Archbishop Tomasi said the U.N. Charter allows for the use of force when entire groups of people are targeted, raising the possibility of genocide.
“In this case, when every other means has been attempted, Article 42 of the Charter of the United Nations becomes possible justification for … [a]ll the force that is necessary to stop this evil and this tragedy,” Archbishop Tomasi told Vatican Radio.
Yet, in contrast to the Vatican’s statements about the permissibility of force in Iraq, President Barack Obama used different arguments to justify the airstrikes on ISIS positions in northern Iraq. The goal of the mission, he said, was to protect U.S. personnel and facilities in Iraq and to alleviate a humanitarian crisis on Mount Sinjar. Tens of thousands of Yazidis, members of another ancient religious minority in Iraq, fled to Mount Sinjar and were stranded without emergency supplies.

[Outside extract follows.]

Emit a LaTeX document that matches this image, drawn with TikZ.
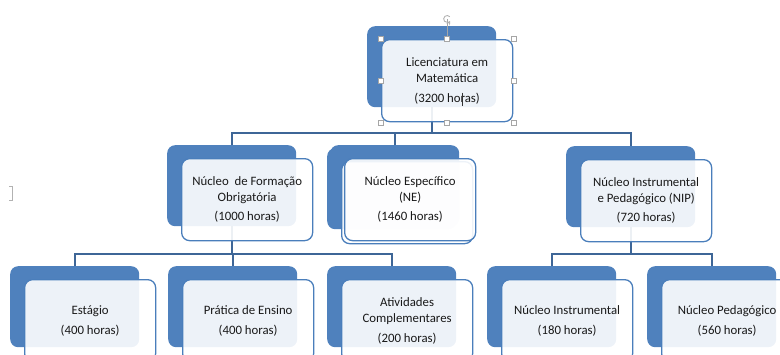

The White House's supporters argue that the president's refusal to set forth a plan for a broader engagement with Iraq reflects American concerns about the practical value and the costs of such involvement. Critics, on the other hand, contend that the United States' refusal to marshal its allies to address the challenge posed by ISIS has created a humanitarian crisis in both Syria and Iraq.
This week, the United Nations confirmed that the official death toll for the civil war in Syria that began in March 2011 had reached 191,369, and Western powers were blamed for failing to stop the carnage.
“The killers, destroyers and torturers in Syria have been empowered and emboldened by the international paralysis,” charged Navi Pillay, who leads the United Nations human rights office, in a statement to reporters. "The fact that the crisis has been allowed to continue for so long, with no end in sight, and is now spilling into neighboring Iraq and Lebanon, is “an indictment of the age we live in.”
Now, policy experts are waiting to see if the White House might reassess its goals in Iraq. For example, in statements following the execution of James Foley, the president also noted the targeting of Christians, among other groups, and it was unclear whether the administration had broadened the scope of its mission to include the eradication, rather than the containment, of ISIS.
“It’s very hard to find any consistency in the current administration’s statements on the use of force or in its action either,” said CUA’s Capizzi, echoing the criticism of a growing number of policymakers on Capitol Hill. “We need to make that case to our politicians: The current foreign policy in that region is a mess.”
Capizzi further emphasized that military intervention should be part of a broader strategy for addressing the threat posed by the jihadist organization, expressing concerns raised by the Holy See and the U.S. bishops, who have called for a U.S.-led effort to respond to the needs of displaced religious minorities.
Archbishop Kurtz called for a special collection “to provide humanitarian relief and pastoral support for our affected brothers and sisters in the Middle East,” to be held the first or second week of September.
“When President Obama announced the plans for U.S. airstrikes, his primary goal was the protection of U.S personnel and facilities in Iraq,” noted Michael Novak, the author and public intellectual who previously served as the U.S. ambassador to the United Nations.
“In fact, the brutality we are facing involves many more than Americans — Iraqi Christians, Yazidis, moderate Muslims and others,” Novak told the Register.
“This is a humanitarian crisis; we need to respond to that. And the protection of the innocent is the focus of the Pope’s efforts.”
Joan Frawley Desmond is the Register’s senior editor.